A limitation identified by Prieske et al.  was the lack of validity of tests used in most of the research. Trunk muscle strength in most studies was measured by timed isometric test (prone bridge) which, firstly, does not reflect force and velocity of movement of dynamic athletic activity . Secondly, CST programmes in many of the studies incorporated prone plank or similar isometric exercises in the exercise intervention, which rendered timed isometric prone plank an inappropriate test of trunk muscle strength in these cases. Most reviews conclude there is not a valid method of measuring the effect of CST on trunk muscle strength within the context of improving dynamic athletic performance [1, 13, 14, 17, 25, 26]. As a result, many researchers have resorted to using conventional performance tests such as countermovement jump and sprint tests [12, 13, 27].
The first three levels of Martuscello’s  core exercise classification system appear to contravene the established overload training principle  when applied to an athletic population. Traditional low load core exercises, minimal range or isometric core stability exercises and ball/device exercises are all characterised by low force, low velocity and restricted range of movement. Hence, these do not represent training overload in preparation for activities that characterise most sports and athletic events. Researchers have begun to investigate trunk muscle activation in a number of dynamic, loaded free weight exercises to determine their suitability for the development of dynamic trunk strength and stability [29,30,31,32,33,34,35,36,37]. Surface electromyography methodology shows there is good evidence that loaded exercises performed in a standing position are an effective method of overloading the trunk stabilization system in a dynamic manner. While several reviewers recognise this development [6, 7, 14], it is best summarised by Wirth et al. (2016), ‘… we recommend the use of classical strength-training exercises as these provide the necessary stimuli to induce the desired adaptations.’

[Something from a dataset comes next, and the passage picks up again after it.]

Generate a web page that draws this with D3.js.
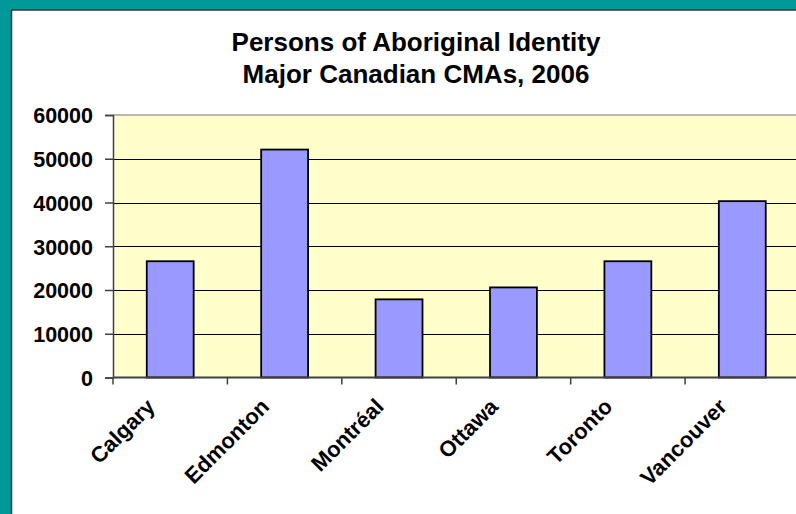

The flawed foundations of CST for dynamic athletic performance have been exposed in the scientific literature. Research is underway to better understand the most effective training methods for the development of trunk stability. The aim of this survey is to assess the current perspectives of CST in the applied sports setting to determine how well scientific literature informs these opinions. Our hypothesis is that opinions of those who work and participate in sport will reflect scientific debate on key core stability training topics.